Statistics
Contents
Statistics for Digital Humanities / TEI Projects
This page discusses some points related to the gathering statistics of Digital Humanities and TEI projects.
Kinds of statistics
Three are in general three reasons to produce statistics, it is important to know you want to do with your statistics before you start or you may end up begin usable to measure what you need.
- to monitor workflow and progress towards set targets. These are most often reported internally often include documents ingested in a unit time, measured error rates of OCR, server uptime, server response time, collection size, etc. They are typically tied to a workflow or service contract (real or implied) of some description.
- to find how users are using a collection. These focus on how users interact with the collection and often include most popular pages, popular search terms, referring websites, etc. They are typically used in aggregate to measure what people are interested in and how easy a site is to use.

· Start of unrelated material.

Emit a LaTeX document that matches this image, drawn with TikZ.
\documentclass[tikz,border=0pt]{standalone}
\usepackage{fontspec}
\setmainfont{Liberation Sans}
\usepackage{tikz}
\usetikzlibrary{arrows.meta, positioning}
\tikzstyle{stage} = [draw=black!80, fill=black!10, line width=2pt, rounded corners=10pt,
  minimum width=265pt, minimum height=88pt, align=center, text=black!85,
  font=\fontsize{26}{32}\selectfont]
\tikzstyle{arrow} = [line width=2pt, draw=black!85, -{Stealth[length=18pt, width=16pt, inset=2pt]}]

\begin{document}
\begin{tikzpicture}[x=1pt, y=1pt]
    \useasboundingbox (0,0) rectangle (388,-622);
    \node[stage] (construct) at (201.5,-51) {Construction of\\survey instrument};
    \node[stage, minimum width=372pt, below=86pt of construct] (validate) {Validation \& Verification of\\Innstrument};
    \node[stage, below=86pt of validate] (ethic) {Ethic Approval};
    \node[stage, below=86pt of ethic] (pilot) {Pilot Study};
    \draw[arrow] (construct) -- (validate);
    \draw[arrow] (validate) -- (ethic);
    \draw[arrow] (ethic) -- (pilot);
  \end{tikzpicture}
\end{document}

- to motivate participants. These focus on the way individual items / pages are used and are used to motivate participants such as contributors to Open Archives.
Google Analytics
A number of TEI projects use google analytics as a tool for measuring user statistics. It uses a piece of javascipt on the bottom of every page to track users as they browse to the website and continue on their way across the web. Very good for tracking which search terms are bringing users to a site. Very good filtering-out of bots, scripts and malware. Nice PDF reports. Only sees javascript-using web browsers. Lots of features assume that the website is selling something in a monetary transaction which are thus irrelevant to most TEI projects. Sites can grant read access to third parties to look at their stats, enabling sharing and comparison of stats.
https://www.google.com/analytics/
Wikipedia
As an encyclopedia, wikipedia is almost entirely dependent on primary sources for verification; it thus accumulates links to various primary-source-containing digital humanities projects over time. Counting the number of links from such an actively curated collection to a collection of primary sources can be used as a measure of the utility of the primary sources. There is a page available for this. http://en.wikipedia.org/wiki/Special:LinkSearch Such measures are biased towards English language resources and topics with good wikipedia coverage (such as the world wars).
Adding links to your own website to wikipedia is usually considered bad form for a detailed discussion of interactions between digital humanities projects and wikipedia see http://en.wikipedia.org/wiki/Wikipedia:Advice_for_the_cultural_sector
Webalizer
A tool for generating statistics from weblogs, webalizer is perhaps one of the oldest and most staid ways of measuring statistics. Effectively creates a website out of the statistics which can be accessed in the same ways as any other website. Not particularly slick, prone to over reporting.